### PROBLEM DETAILS
All lines from the beginning of the listing through the line with "(\n) at (\x,99)" are to be copied word for word; the pictures are not.

### INFORMATION PROVIDED
########
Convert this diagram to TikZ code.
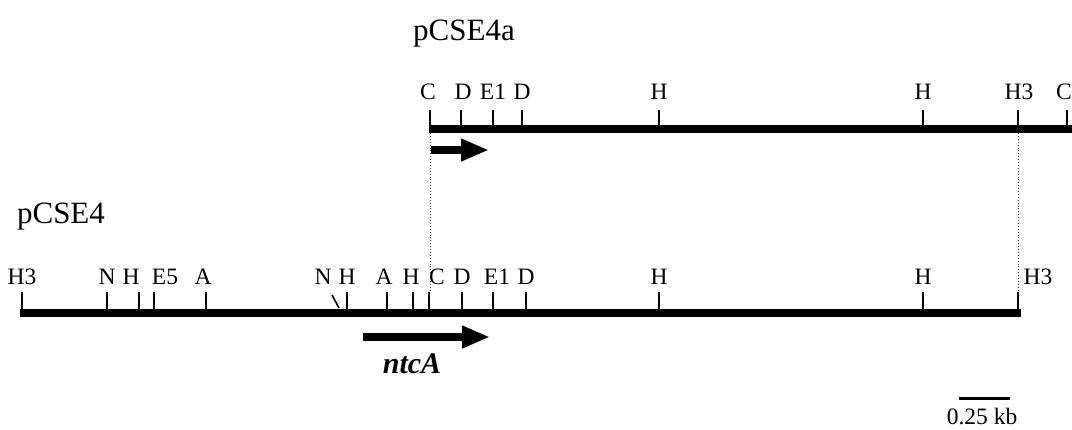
\documentclass[tikz,border=0pt]{standalone}
\usepackage{fontspec}
\setmainfont{Liberation Serif}
\usetikzlibrary{arrows.meta}

\begin{document}
\begin{tikzpicture}[x=1pt,y=-1pt,
  dna/.style={line width=7.5pt, line cap=butt},
  site/.style={line width=1.6pt},
  cut/.style={font=\fontsize{23.5}{28}\selectfont, anchor=base, inner sep=0pt},
  plasmid/.style={font=\fontsize{31}{36}\selectfont, anchor=base, inner sep=0pt},
  guide/.style={line width=0.9pt, dotted, black!75},
  orf/.style={line width=8.5pt, -{Triangle[length=28pt,width=21pt]}}]
\useasboundingbox (0,0) rectangle (1072,429);

% plasmid names
\node[plasmid] (nameA) at (464,40) {pCSE4a};
\node[plasmid] (nameB) at (61,223) {pCSE4};

% insert of pCSE4a
\coordinate (aL) at (429,129);
\coordinate (aR) at (1072,129);
\draw[dna] (aL) -- (aR);
\foreach \x in {430,461,493,522,659,923,1018,1067}
  \draw[site] (\x,110) -- (\x,129);
\foreach \x/\t/\n in {428/C/a1,463/D/a2,493/E1/a3,522/D/a4,659/H/a5,923/H/a6,1019/H3/a7,1064/C/a8}
  \node[cut] (\n) at (\x,99) {\t};

% insert of pCSE4
\coordinate (bL) at (20,313);
\coordinate (bR) at (1021,313);
\draw[dna] (bL) -- (bR);
\foreach \x in {22,107,139,154,206,347,387,413,429,462,493,526,659,923,1018}
  \draw[site] (\x,292) -- (\x,313);
\draw[site] (332,295) -- (339,308);
\foreach \x/\t/\n in {22/H3/b1,107/N/b2,131/H/b3,165/E5/b4,203/A/b5,323/N/b6,347/H/b7,384/A/b8,411/H/b9,437/C/b10,462/D/b11,497/E1/b12,526/D/b13,659/H/b14,923/H/b15,1038/H3/b16}
  \node[cut] (\n) at (\x,284) {\t};

% alignment of the two inserts
\coordinate (gC1) at (430,133);
\coordinate (gC2) at (430,292);
\coordinate (gH1) at (1018,133);
\coordinate (gH2) at (1018,292);
\draw[guide] (gC1) -- (gC2);
\draw[guide] (gH1) -- (gH2);

% ntcA reading frames
\coordinate (oA1) at (431,150);
\coordinate (oA2) at (489,150);
\draw[orf] (oA1) -- (oA2);
\coordinate (oB1) at (363,337);
\coordinate (oB2) at (490,337);
\draw[orf] (oB1) -- (oB2);
\node[font=\fontsize{30}{35}\selectfont\bfseries\itshape, anchor=base, inner sep=0pt] (gene) at (412,373) {ntcA};

% scale bar
\coordinate (s1) at (959,398);
\coordinate (s2) at (1010,398);
\draw[line width=3pt] (s1) -- (s2);
\node[cut] (scale) at (982,424) {0.25 kb};
\end{tikzpicture}
\end{document}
########
### SOLUTION FOR THIS EXERCISE
Convert this diagram to TikZ code.
\documentclass[tikz,border=0pt]{standalone}
\usepackage{fontspec}
\setmainfont{Liberation Serif}
\usetikzlibrary{arrows.meta}

\begin{document}
\begin{tikzpicture}[x=1pt,y=-1pt,
  dna/.style={line width=7.5pt, line cap=butt},
  site/.style={line width=1.6pt},
  cut/.style={font=\fontsize{23.5}{28}\selectfont, anchor=base, inner sep=0pt},
  plasmid/.style={font=\fontsize{31}{36}\selectfont, anchor=base, inner sep=0pt},
  guide/.style={line width=0.9pt, dotted, black!75},
  orf/.style={line width=8.5pt, -{Triangle[length=28pt,width=21pt]}}]
\useasboundingbox (0,0) rectangle (1072,429);

% plasmid names
\node[plasmid] (nameA) at (464,40) {pCSE4a};
\node[plasmid] (nameB) at (61,223) {pCSE4};

% insert of pCSE4a
\coordinate (aL) at (429,129);
\coordinate (aR) at (1072,129);
\draw[dna] (aL) -- (aR);
\foreach \x in {430,461,493,522,659,923,1018,1067}
  \draw[site] (\x,110) -- (\x,129);
\foreach \x/\t/\n in {428/C/a1,463/D/a2,493/E1/a3,522/D/a4,659/H/a5,923/H/a6,1019/H3/a7,1064/C/a8}
  \node[cut] (\n) at (\x,99) {\t};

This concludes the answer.